DevOps strives for continuous software development and upgrades — which is great and all, but it magnifies the potential for security mishaps, as was pointed out in an RSA Conference session Wednesday.
The problem stems from DevOps‘ goal of continuous software development. Machines are creating and destroying other machines; chunks of code become your systems and security administrators. It’s a Skynet of privileged users.
“It’s a different landscape in terms of identity, and it’s all moving a lot faster,” said Elizabeth Lawler, CEO and a founder of startup Conjur.
One way to address this would be to give identities to all these machines, treating them like users. “Every server, every container, every service should have its own identity if it’s operating within the DevOps workflow,” she said.
That way, you could apply automated access management to apply security policies to all this DevOps activity. (Yes, Conjur plays into that infrastructure; the startup offers a virtual appliance for automated authorization management.)
The approach could be augmented by dividing identities into groups depending on the level of security risk presented, Lawler said. Grouping by function or company department is possible, too; it all depends on the company’s organization and workflow.
The end result, in addition to having some automated security, is that you could draw up a map of interactions — finding out which machines or users are handing work to each other, for instance. By knowing who’s talking to whom, you could get some insight into where the security weak links are.
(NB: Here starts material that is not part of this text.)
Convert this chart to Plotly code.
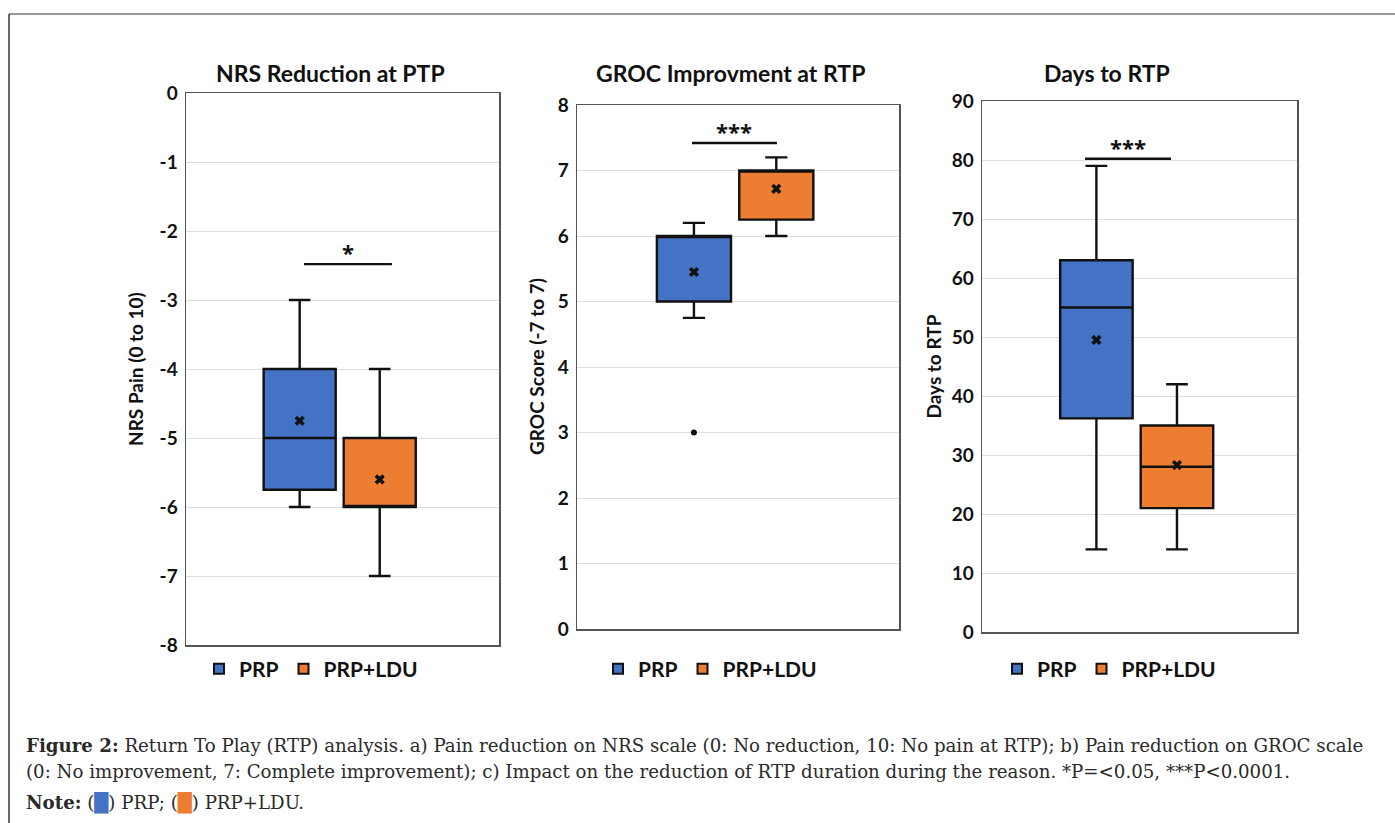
import plotly.graph_objects as go

# ---------------- data ----------------
groups = ["PRP", "PRP+LDU"]
colors = ["#4472C4", "#ED7D31"]

titles = ["NRS Reduction at PTP", "GROC Improvment at RTP", "Days to RTP"]
ytitles = ["NRS Pain (0 to 10)", "GROC Score (-7 to 7)", "Days to RTP"]

# NRS reduction
nrs_low = [-6, -7]
nrs_q1 = [-5.75, -6]
nrs_med = [-5, -6]
nrs_q3 = [-4, -5]
nrs_high = [-3, -4]
nrs_mean = [-4.75, -5.6]
nrs_ticks = [0, -1, -2, -3, -4, -5, -6, -7, -8]
nrs_ticklabels = ["0", "-1", "-2", "-3", "-4", "-5", "-6", "-7", "-8"]

# GROC improvement
groc_low = [4.75, 6]
groc_q1 = [5, 6.25]
groc_med = [6, 7]
groc_q3 = [6, 7]
groc_high = [6.2, 7.2]
groc_mean = [5.45, 6.72]
groc_outlier_group = ["PRP"]
groc_outlier_val = [3]
groc_ticks = [0, 1, 2, 3, 4, 5, 6, 7, 8]
groc_ticklabels = ["0", "1", "2", "3", "4", "5", "6", "7", "8"]

# Days to RTP
days_low = [14, 14]
days_q1 = [36.2, 21]
days_med = [55, 28]
days_q3 = [63, 35]
days_high = [79, 42]
days_mean = [49.5, 28.3]
days_ticks = [0, 10, 20, 30, 40, 50, 60, 70, 80, 90]
days_ticklabels = ["0", "10", "20", "30", "40", "50", "60", "70", "80", "90"]

yranges = [[-8, 0], [0, 8], [0, 90]]
tickvals = [nrs_ticks, groc_ticks, days_ticks]
ticklabels = [nrs_ticklabels, groc_ticklabels, days_ticklabels]
sig_labels = ["*", "***", "***"]
sig_y = [-2.48, 7.42, 80.2]

stats = [
    (nrs_low, nrs_q1, nrs_med, nrs_q3, nrs_high, nrs_mean),
    (groc_low, groc_q1, groc_med, groc_q3, groc_high, groc_mean),
    (days_low, days_q1, days_med, days_q3, days_high, days_mean),
]

# ---------------- layout geometry ----------------
W, H = 1395, 823
px = lambda v: v / W
py = lambda v: 1 - v / H
panels_px = [(186, 499, 93, 645), (577, 899, 105, 629), (982, 1297, 101, 632)]
title_x = [330, 730, 1107]
ytitle_x = [135, 536, 933]
sig_x = [(0.377, 0.658), (0.357, 0.621), (0.327, 0.600)]
legend_x = [311, 710, 1109]

FONT = "Lato, 'Open Sans', sans-serif"
INK = "#111111"
fig = go.Figure()

for i in range(3):
    ax = "" if i == 0 else str(i + 1)
    xa, ya = "x" + ax, "y" + ax
    low, q1, med, q3, high, mean = stats[i]
    for g in range(2):
        fig.add_trace(go.Box(
            x=[groups[g]], q1=[q1[g]], median=[med[g]], q3=[q3[g]],
            lowerfence=[low[g]], upperfence=[high[g]],
            fillcolor=colors[g], line=dict(color=INK, width=2.4),
            whiskerwidth=0.3, width=0.9, boxpoints=False,
            showlegend=False, hoverinfo="skip", xaxis=xa, yaxis=ya,
        ))
    fig.add_trace(go.Scatter(
        x=groups, y=mean, mode="markers",
        marker=dict(symbol="x", size=9, color=INK, line=dict(width=0)),
        showlegend=False, hoverinfo="skip", xaxis=xa, yaxis=ya,
    ))
    if i == 1:
        fig.add_trace(go.Scatter(
            x=groc_outlier_group, y=groc_outlier_val, mode="markers",
            marker=dict(symbol="circle", size=6, color=INK),
            showlegend=False, hoverinfo="skip", xaxis=xa, yaxis=ya,
        ))
    # legend entries
    leg = "legend" if i == 0 else "legend" + str(i + 1)
    for g in range(2):
        fig.add_trace(go.Scatter(
            x=[None], y=[None], mode="markers", name="<b>" + groups[g] + "</b>",
            marker=dict(symbol="square", size=10, color=colors[g],
                        line=dict(color=INK, width=2)),
            legend=leg, xaxis=xa, yaxis=ya,
        ))

    x0, x1, y0, y1 = panels_px[i]
    fig.update_layout(**{
        "xaxis" + ax: dict(
            domain=[px(x0), px(x1)], type="category", categoryarray=groups,
            range=[-1.42, 2.49], showticklabels=False, ticks="",
            showgrid=False, showline=True, mirror=True, linecolor="#555555",
            linewidth=1.5, zeroline=False, anchor=ya, fixedrange=True,
        ),
        "yaxis" + ax: dict(
            domain=[py(y1), py(y0)], range=yranges[i],
            tickmode="array", tickvals=tickvals[i],
            ticktext=["<b>" + t + "</b>" for t in ticklabels[i]],
            showgrid=True, gridcolor="#dedede", gridwidth=1,
            showline=True, mirror=True, linecolor="#555555", linewidth=1.5,
            zeroline=False, ticks="", ticklabelstandoff=3,
            tickfont=dict(family=FONT, size=19, color=INK),
            anchor=xa, fixedrange=True,
        ),
        leg: dict(
            orientation="h", x=px(legend_x[i]), y=py(669), xanchor="center",
            yanchor="middle", font=dict(family=FONT, size=21, color=INK),
            itemwidth=30, tracegroupgap=0, bgcolor="rgba(0,0,0,0)",
        ),
    })

    # titles
    fig.add_annotation(x=px(title_x[i]), y=py(73), xref="paper", yref="paper",
                       text="<b>" + titles[i] + "</b>", showarrow=False,
                       font=dict(family=FONT, size=23, color=INK),
                       xanchor="center", yanchor="middle")
    fig.add_annotation(x=px(ytitle_x[i]), y=(py(y0) + py(y1)) / 2, xref="paper",
                       yref="paper", text="<b>" + ytitles[i] + "</b>",
                       showarrow=False, textangle=-90,
                       font=dict(family=FONT, size=19, color=INK),
                       xanchor="center", yanchor="middle")
    # significance bars
    sx0, sx1 = sig_x[i]
    fig.add_shape(type="line", xref=xa + " domain", yref=ya, x0=sx0, x1=sx1,
                  y0=sig_y[i], y1=sig_y[i], line=dict(color=INK, width=2.4))
    fig.add_annotation(xref=xa + " domain", yref=ya, x=(sx0 + sx1) / 2,
                       y=sig_y[i], text="<b>" + sig_labels[i] + "</b>",
                       showarrow=False, yanchor="bottom", yshift=-5,
                       font=dict(family="'Open Sans', sans-serif", size=22,
                                 color=INK))

# outer frame
fig.add_shape(type="line", xref="paper", yref="paper", x0=px(9), x1=1,
              y0=py(14), y1=py(14), line=dict(color="#777777", width=1.5))
fig.add_shape(type="line", xref="paper", yref="paper", x0=px(9), x1=px(9),
              y0=py(14), y1=0, line=dict(color="#333333", width=1.5))

# caption
CAP = "'DejaVu Serif', 'Liberation Serif', serif"
cap1 = ("<b>Figure 2:</b> Return To Play (RTP) analysis. a) Pain reduction on NRS scale "
        "(0: No reduction, 10: No pain at RTP); b) Pain reduction on GROC scale")
cap2 = ("(0: No improvement, 7: Complete improvement); c) Impact on the reduction of RTP "
        "duration during the reason. *P=&lt;0.05, ***P&lt;0.0001.")
cap3 = ("<b>Note:</b> (<span style='color:#4472C4'>█</span>) PRP; "
        "(<span style='color:#ED7D31'>█</span>) PRP+LDU.")
for txt, yy in [(cap1, 745), (cap2, 771), (cap3, 802)]:
    fig.add_annotation(x=px(24), y=py(yy), xref="paper", yref="paper", text=txt,
                       showarrow=False, xanchor="left", yanchor="middle",
                       font=dict(family=CAP, size=18.2, color="#2a2a2a"))

fig.update_layout(
    width=W, height=H,
    margin=dict(l=0, r=0, t=0, b=0, pad=0, autoexpand=False),
    paper_bgcolor="white", plot_bgcolor="white", boxmode="overlay",
)

fig.write_html("out.html",
               config={"displayModeBar": False, "staticPlot": True},
               post_script="document.body.style.margin='0';"
                           "document.body.style.overflow='hidden';")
Check out our full RSA Conference 2015 coverage.
Most of Lawler’s talk was devoted to the ways in which DevOps expands the security problem and why traditional approaches won’t cut it.
The underlying theme was that older techniques weren’t made for the scale or speed afforded by DevOps. “One of the companies that we worked with was using Puppet for managing SSH into all their nodes. It added 30 percent to their code base, just to have those user management manifests,” Lawler said. “It added 90 seconds to the boot time.”
A separate problem, hardly unique to DevOps, is that any new security process can create annoyances in a typical workflow. This is why an automated process is preferable. “If you bring in a security workflow that doesn’t fit the way people are actually working, they’ll just work around it,” Lawler said.